Exercise directions: Locate and copy each line in the data that contains the word "this".

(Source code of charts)
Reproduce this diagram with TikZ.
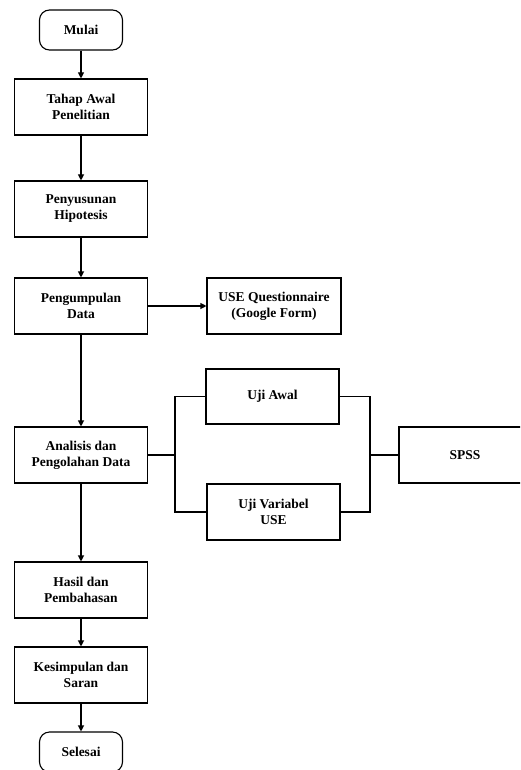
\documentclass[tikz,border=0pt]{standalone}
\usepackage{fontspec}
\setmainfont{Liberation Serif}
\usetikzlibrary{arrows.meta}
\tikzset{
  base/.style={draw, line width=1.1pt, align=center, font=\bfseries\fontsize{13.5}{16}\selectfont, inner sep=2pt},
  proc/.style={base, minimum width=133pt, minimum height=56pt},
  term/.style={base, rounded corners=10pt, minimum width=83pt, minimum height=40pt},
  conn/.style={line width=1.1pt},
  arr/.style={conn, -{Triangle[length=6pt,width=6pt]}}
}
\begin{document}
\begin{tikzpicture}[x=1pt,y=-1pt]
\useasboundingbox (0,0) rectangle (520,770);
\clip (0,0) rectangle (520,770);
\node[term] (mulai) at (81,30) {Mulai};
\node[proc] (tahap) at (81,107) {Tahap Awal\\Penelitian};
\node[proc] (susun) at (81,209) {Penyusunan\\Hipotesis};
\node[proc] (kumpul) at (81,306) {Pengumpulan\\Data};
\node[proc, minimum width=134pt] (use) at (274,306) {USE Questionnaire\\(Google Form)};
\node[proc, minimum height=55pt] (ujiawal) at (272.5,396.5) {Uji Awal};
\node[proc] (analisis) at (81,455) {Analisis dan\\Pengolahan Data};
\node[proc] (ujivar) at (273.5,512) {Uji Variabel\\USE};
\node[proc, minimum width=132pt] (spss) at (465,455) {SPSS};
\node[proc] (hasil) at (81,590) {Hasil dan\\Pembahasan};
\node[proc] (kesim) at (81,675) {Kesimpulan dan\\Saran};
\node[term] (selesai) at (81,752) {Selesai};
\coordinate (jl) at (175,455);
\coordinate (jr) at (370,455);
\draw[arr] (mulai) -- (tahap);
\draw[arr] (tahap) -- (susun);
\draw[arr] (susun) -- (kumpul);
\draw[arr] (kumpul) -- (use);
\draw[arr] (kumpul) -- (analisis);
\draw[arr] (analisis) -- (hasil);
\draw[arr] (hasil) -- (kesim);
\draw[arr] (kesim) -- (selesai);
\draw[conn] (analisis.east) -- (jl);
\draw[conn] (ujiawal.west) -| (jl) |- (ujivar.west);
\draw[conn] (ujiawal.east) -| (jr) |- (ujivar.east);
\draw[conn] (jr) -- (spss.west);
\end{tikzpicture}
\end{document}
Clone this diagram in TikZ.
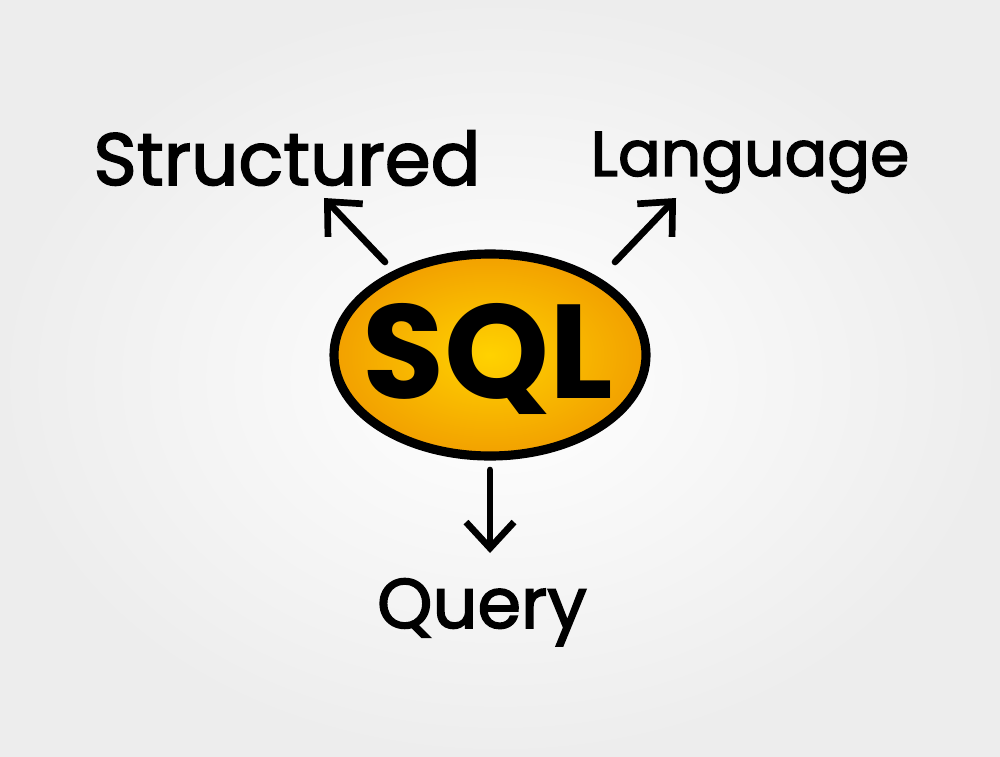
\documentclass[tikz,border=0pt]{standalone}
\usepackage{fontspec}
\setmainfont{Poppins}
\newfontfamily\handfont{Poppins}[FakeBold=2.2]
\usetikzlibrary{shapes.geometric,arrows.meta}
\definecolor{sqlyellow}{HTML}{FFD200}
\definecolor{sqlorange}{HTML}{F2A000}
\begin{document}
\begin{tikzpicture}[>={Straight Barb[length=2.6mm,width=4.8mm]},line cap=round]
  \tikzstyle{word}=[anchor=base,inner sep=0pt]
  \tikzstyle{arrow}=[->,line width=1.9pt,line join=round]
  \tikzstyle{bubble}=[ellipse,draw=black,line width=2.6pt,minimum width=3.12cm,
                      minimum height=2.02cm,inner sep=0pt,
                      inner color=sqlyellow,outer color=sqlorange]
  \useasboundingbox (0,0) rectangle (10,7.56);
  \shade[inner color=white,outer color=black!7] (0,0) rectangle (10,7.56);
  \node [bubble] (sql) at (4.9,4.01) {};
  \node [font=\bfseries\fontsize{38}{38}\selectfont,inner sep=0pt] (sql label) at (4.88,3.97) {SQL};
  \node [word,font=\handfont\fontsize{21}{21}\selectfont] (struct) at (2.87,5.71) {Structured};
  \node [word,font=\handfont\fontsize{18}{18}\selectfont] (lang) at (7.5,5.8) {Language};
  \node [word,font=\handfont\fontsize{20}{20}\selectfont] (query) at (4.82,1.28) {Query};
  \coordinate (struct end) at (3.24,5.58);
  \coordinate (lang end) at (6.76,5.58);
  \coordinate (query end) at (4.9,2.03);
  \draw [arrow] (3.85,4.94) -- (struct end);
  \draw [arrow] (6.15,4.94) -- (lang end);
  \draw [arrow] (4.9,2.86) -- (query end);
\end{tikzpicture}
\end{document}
--
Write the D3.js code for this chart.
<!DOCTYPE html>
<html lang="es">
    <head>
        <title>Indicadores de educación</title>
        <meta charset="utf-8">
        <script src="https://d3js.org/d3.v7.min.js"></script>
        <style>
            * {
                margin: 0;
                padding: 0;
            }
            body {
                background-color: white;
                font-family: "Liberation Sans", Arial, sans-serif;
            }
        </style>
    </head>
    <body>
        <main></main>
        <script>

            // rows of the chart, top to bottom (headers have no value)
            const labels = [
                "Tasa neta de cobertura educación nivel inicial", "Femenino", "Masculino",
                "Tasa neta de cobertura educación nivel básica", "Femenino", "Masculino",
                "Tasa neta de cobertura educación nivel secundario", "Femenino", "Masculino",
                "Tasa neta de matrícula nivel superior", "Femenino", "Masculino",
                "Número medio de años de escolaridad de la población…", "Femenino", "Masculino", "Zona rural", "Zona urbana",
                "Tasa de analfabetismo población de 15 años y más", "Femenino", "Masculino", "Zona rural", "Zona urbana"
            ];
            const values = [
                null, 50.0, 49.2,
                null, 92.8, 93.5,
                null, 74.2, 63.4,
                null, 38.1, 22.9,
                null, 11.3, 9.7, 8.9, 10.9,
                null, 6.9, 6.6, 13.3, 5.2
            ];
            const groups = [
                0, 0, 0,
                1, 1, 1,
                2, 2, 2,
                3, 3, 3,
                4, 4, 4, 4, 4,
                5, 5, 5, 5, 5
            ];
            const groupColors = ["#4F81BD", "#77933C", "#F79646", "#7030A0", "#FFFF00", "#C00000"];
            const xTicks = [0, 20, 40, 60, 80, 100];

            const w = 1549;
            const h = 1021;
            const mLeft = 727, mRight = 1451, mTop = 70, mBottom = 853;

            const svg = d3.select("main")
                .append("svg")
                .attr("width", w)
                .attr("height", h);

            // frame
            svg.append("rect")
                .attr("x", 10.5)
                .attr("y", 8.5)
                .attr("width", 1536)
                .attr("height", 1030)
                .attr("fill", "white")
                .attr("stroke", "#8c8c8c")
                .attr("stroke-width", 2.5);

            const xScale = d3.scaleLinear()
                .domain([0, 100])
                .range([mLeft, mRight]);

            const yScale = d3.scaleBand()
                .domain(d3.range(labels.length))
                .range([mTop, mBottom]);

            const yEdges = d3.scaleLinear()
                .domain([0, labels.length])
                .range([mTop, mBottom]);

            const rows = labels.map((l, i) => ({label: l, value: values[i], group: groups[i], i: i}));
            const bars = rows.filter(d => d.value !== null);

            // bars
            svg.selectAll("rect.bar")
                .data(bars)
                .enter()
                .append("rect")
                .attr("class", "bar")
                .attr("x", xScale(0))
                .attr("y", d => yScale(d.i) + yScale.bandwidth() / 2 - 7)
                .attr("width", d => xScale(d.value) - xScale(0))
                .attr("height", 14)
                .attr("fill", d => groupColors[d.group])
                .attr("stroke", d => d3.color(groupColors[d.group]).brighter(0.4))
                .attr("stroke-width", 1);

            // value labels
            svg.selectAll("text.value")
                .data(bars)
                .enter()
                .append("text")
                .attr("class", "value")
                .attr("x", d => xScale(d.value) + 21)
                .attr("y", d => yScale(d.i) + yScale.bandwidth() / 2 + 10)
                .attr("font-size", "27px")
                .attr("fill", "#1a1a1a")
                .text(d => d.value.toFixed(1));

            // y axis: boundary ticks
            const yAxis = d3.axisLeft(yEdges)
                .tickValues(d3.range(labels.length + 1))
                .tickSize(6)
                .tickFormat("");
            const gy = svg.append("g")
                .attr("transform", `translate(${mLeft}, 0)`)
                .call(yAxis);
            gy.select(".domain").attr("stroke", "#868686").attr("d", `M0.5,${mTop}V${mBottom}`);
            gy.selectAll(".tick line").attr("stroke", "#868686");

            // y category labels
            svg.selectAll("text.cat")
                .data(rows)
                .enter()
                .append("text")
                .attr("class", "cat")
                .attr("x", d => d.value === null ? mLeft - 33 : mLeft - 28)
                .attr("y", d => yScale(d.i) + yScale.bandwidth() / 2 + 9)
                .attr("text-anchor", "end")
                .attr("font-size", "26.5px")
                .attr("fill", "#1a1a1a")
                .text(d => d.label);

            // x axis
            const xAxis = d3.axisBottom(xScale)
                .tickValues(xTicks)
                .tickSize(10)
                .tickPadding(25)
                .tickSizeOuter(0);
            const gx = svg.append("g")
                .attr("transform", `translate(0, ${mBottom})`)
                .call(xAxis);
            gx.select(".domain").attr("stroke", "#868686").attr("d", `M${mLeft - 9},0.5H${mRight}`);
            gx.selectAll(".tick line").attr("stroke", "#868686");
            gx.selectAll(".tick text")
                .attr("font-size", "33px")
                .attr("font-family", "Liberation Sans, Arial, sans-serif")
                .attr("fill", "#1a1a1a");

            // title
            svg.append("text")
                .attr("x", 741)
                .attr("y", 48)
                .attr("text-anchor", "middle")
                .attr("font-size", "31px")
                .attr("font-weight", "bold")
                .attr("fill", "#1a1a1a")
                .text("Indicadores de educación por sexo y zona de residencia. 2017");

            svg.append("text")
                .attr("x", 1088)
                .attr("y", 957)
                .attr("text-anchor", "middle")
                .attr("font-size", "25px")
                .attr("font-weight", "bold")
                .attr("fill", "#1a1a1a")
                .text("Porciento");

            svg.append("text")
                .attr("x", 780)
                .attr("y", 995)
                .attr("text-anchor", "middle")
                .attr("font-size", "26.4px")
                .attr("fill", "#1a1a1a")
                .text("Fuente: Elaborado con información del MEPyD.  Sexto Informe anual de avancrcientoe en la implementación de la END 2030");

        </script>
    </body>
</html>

Worked solution:
Reproduce this diagram with TikZ.
Clone this diagram in TikZ.
Write the D3.js code for this chart.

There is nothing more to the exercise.